Last month, the unemployment rate was higher among adult male workers than female ones (5.7 percent versus 5.3 percent). Unemployment rates were higher among Black (10.7 percent) and Hispanic workers (7.8 percent) than among white ones (5.3 percent). The unemployment rate among teenagers was 21 percent.

Additionally, 5.4 percent of all veterans were unemployed in June, and the rate among recent veterans (served after September 2001) was 7 percent. At the same time, 12.9 percent of Americans with disabilities were jobless and seeking work (not seasonally adjusted).

Jobs remained comparatively hard to find in June. Last month, the underemployment rate equaled 12.1 percent, down from the 14.2 percent rate logged a year ago. Among unemployed workers, 32.8 percent had been jobless for at least six months, as opposed to 36.9 percent a year earlier, and the average spell of unemployment equaled 33.5 weeks, down from 35.7 weeks in May 2013.

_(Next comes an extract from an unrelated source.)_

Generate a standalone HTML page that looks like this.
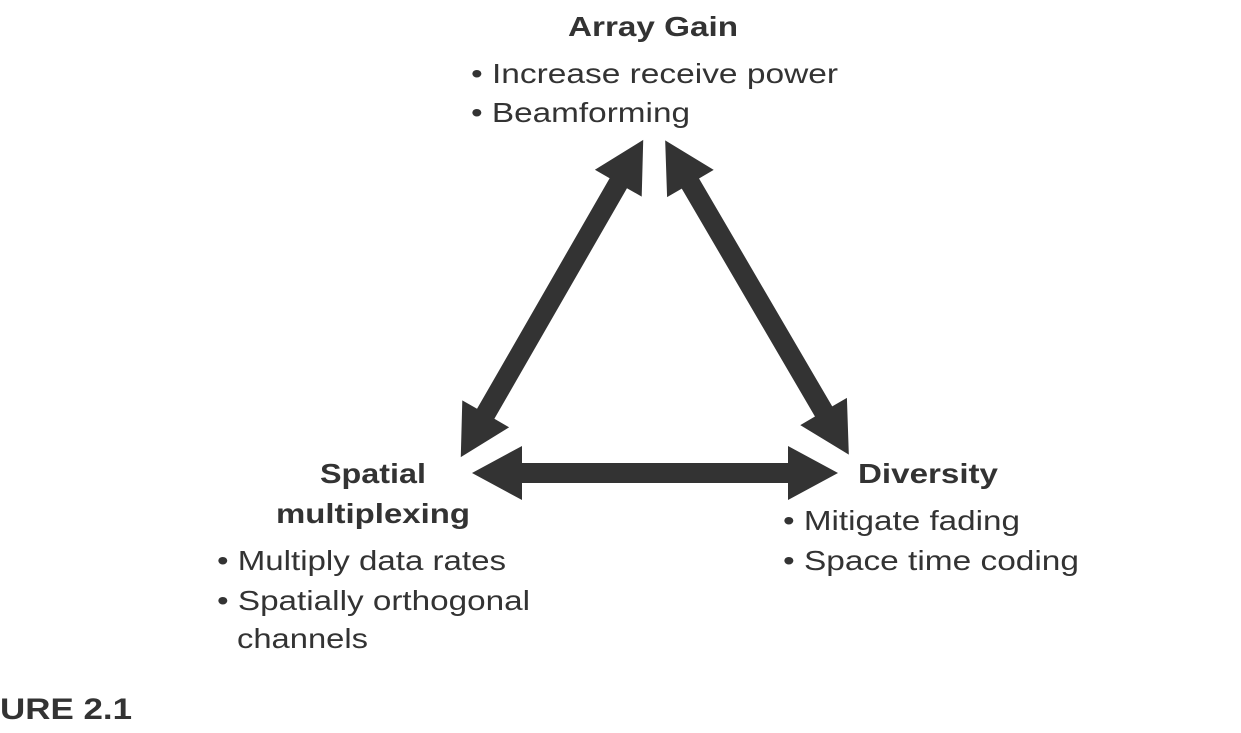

In June, the leading cause of unemployment remained a job loss or the completion of a temporary job, which was the reason cited by 51.2 percent of unemployed persons. Another 28.5 percent of unemployed persons were re-entrants to the labor market, while 11.2 percent were new entrants. Voluntary job leavers accounted for the remaining 9 percent of the total.

“The June employment report painted a portrait of a national job market that is showing improvements but remains far from healed,” observed Quinterno. “The magnitude of the problems stemming from the ‘Great Recession’ combined with the painfully prolonged recovery have obscured just how unusual current conditions are and have created a distorted picture of what a robust job market would look like.”